Bamberg argued that the decision in Tronzo was distinguishable because Bamberg’s specification did not distinguish the prior art as “inferior”; it simply claimed that a melting white layer was “undesired.” According to Bamberg, the written description requirement was met in this case because Bamberg “had an embodiment that did melt.” Consequently, a reasonably skilled artisan would understand that a person “could have a layer that melted, but it may not be as good.”
The court disagreed. First, the court was not persuaded by Bamberg’s assertion that a skilled artisan would understand that an inventor could possesses something that it deemed undesirable, but not something that it deemed inferior. Further, the record evidence was insufficient to support Bamberg’s conclusion that a reasonably skilled artisan would understand that a person “could have a layer that melted, but it may not be as good.”

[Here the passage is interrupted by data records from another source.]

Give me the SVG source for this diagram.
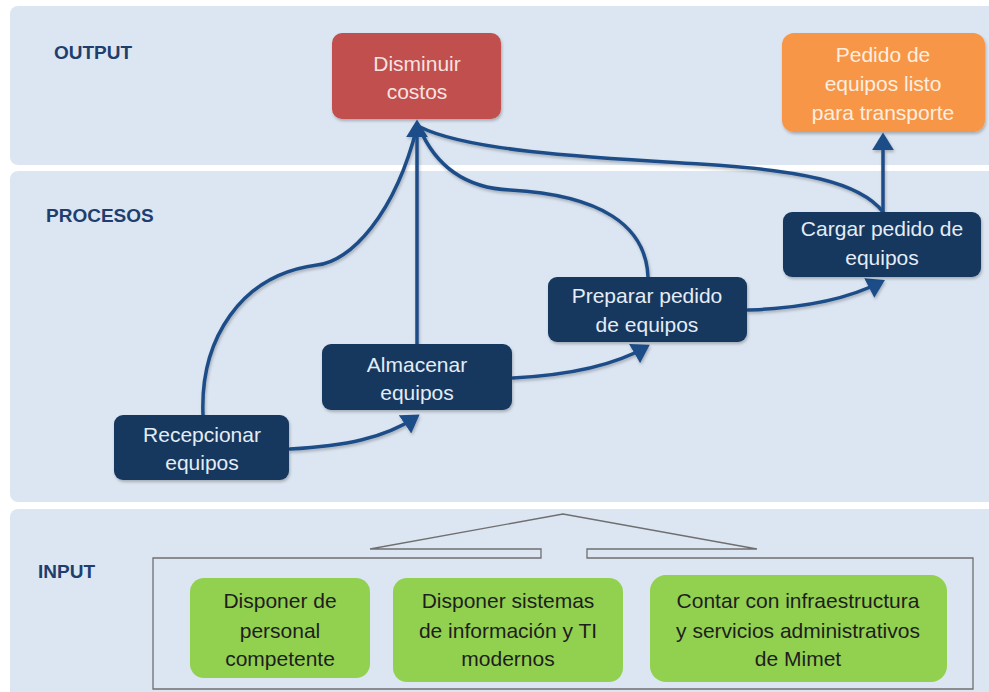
<svg xmlns="http://www.w3.org/2000/svg" width="989" height="692" viewBox="0 0 989 692">
<defs>
<style>
.panel{fill:#dce6f2;}
.lbl{font-family:"Liberation Sans",Arial,sans-serif;font-weight:bold;font-size:19px;fill:#1f3e6e;}
.t{font-family:"Liberation Sans",Arial,sans-serif;font-size:21px;text-anchor:middle;}
.dark rect{fill:#17375e;}
.dark text{fill:#e4ecf6;}
.green rect{fill:#92d050;}
.green text{fill:#1e1e1e;}
.conn path{fill:none;stroke:#1f4e89;stroke-width:3.5;stroke-linecap:round;}
</style>
<marker id="ah" markerUnits="userSpaceOnUse" markerWidth="18" markerHeight="22" viewBox="0 0 16 20" refX="12" refY="10" orient="auto">
<path d="M0,0 L16,10 L0,20 z" fill="#1f4e89"/>
</marker>
<filter id="sh" x="-10%" y="-10%" width="130%" height="140%">
<feDropShadow dx="1" dy="2" stdDeviation="1.5" flood-color="#000" flood-opacity="0.25"/>
</filter>
</defs>
<rect width="989" height="692" fill="#ffffff"/>
<g id="panels">
<rect class="panel" x="10" y="6" width="990" height="159" rx="8"/>
<rect class="panel" x="10" y="171" width="990" height="331" rx="8"/>
<rect class="panel" x="10" y="509" width="990" height="195" rx="8"/>
</g>
<g id="labels">
<text class="lbl" x="54" y="59">OUTPUT</text>
<text class="lbl" x="46" y="222">PROCESOS</text>
<text class="lbl" x="38" y="578">INPUT</text>
</g>
<g id="input-frame">
<path d="M153,558 H541 V549 H370 L563,514 L757,549 H587 V558 H973 V689 H153 Z" fill="none" stroke="#6f6f6f" stroke-width="1.3"/>
</g>
<g id="disminuir">
<rect x="332" y="33" width="169" height="86" rx="10" fill="#c0504d" filter="url(#sh)"/>
<text class="t" x="417" y="71" fill="#f6e2e1">Disminuir</text>
<text class="t" x="417" y="99" fill="#f6e2e1">costos</text>
</g>
<g id="pedido-listo">
<rect x="782" y="33" width="203" height="99" rx="12" fill="#f79646" filter="url(#sh)"/>
<text class="t" x="883" y="62" fill="#fdeee0">Pedido de</text>
<text class="t" x="883" y="91" fill="#fdeee0">equipos listo</text>
<text class="t" x="883" y="120" fill="#fdeee0">para transporte</text>
</g>
<g id="connectors" class="conn" filter="url(#sh)">
<path d="M290,449 C345,446 385,438 416,417" marker-end="url(#ah)"/>
<path d="M513,378 C570,375 615,365 646,347" marker-end="url(#ah)"/>
<path d="M748,310 C805,308 850,298 881,282" marker-end="url(#ah)"/>
<path d="M883,212 V137" marker-end="url(#ah)"/>
<path d="M203,415 C200,340 240,275 317,265 C350,262 395,215 417,127"/>
<path d="M648,277 C646,225 600,195 510,190 C465,188 435,165 419,127"/>
<path d="M883,212 C860,182 800,170 700,164 C600,158 470,152 420,127"/>
<path d="M417,344 V124" marker-end="url(#ah)"/>
</g>
<g id="recepcionar" class="dark">
<rect x="114" y="415" width="175" height="65" rx="9" filter="url(#sh)"/>
<text class="t" x="202" y="442">Recepcionar</text>
<text class="t" x="202" y="470">equipos</text>
</g>
<g id="almacenar" class="dark">
<rect x="322" y="344" width="190" height="66" rx="9" filter="url(#sh)"/>
<text class="t" x="417" y="372">Almacenar</text>
<text class="t" x="417" y="400">equipos</text>
</g>
<g id="preparar" class="dark">
<rect x="548" y="277" width="199" height="65" rx="9" filter="url(#sh)"/>
<text class="t" x="647" y="303">Preparar pedido</text>
<text class="t" x="647" y="332">de equipos</text>
</g>
<g id="cargar" class="dark">
<rect x="783" y="212" width="198" height="65" rx="9" filter="url(#sh)"/>
<text class="t" x="882" y="236">Cargar pedido de</text>
<text class="t" x="882" y="265">equipos</text>
</g>
<g id="personal" class="green">
<rect x="190" y="578" width="180" height="100" rx="14"/>
<text class="t" x="280" y="608">Disponer de</text>
<text class="t" x="280" y="638">personal</text>
<text class="t" x="280" y="666">competente</text>
</g>
<g id="sistemas" class="green">
<rect x="393" y="578" width="230" height="104" rx="14"/>
<text class="t" x="508" y="608">Disponer sistemas</text>
<text class="t" x="508" y="638">de información y TI</text>
<text class="t" x="508" y="666">modernos</text>
</g>
<g id="infraestructura" class="green">
<rect x="650" y="575" width="297" height="107" rx="16"/>
<text class="t" x="798" y="608">Contar con infraestructura</text>
<text class="t" x="798" y="638">y servicios administrativos</text>
<text class="t" x="798" y="666">de Mimet</text>
</g>
</svg>
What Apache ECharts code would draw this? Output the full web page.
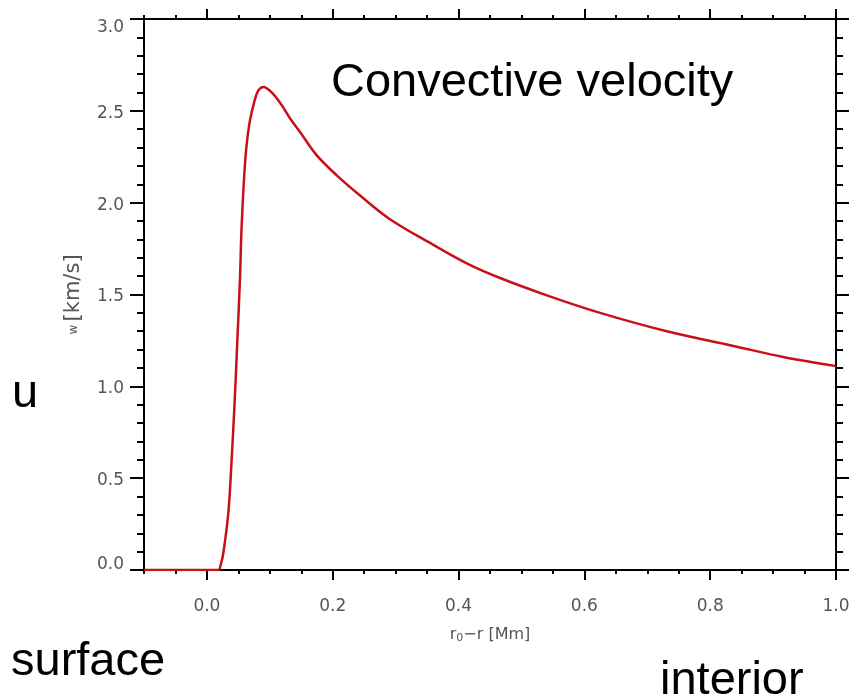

Because Bamberg had distinguished white layers that melted below 220°C as an “undesired” result, the court concluded that Bamberg did not possess a white layer that melted below 220°C.
For that reason, Bamberg’s specification failed to meet the written description requirement of 35 U.S.C. §112.
Motion to amend. The Board denied Bamberg’s motion to amend because Bamberg did not provide a claim chart, as required by 37 C.F.R. §41.110(c)(2). According to the Board, Bamberg’s failure to provide a claim chart improperly shifted to Dalvey the burden of establishing that the amended claim was not supported by an adequate written description.
The Federal Circuit found that the Board’s denial of Bamberg’s motion was not an abuse of discretion. Because Bamberg did not provide a claim chart—the principal means for determining whether Bamberg had satisfied its burden of establishing that the proposed amended claims were supported by an adequate written description—it failed to comply with the regulations governing interference proceedings.
The case is No. 2015-1548.
Attorneys: Stephen Holmes (Barlow, Josephs & Holmes, Ltd.) for Ulf Bamberg, Peter Kummer, and Ilona Stiburek. Devan V. Padmanabhan (Winthrop & Weinstine) for Jodi A. Dalvi and Nabil F. Nasser.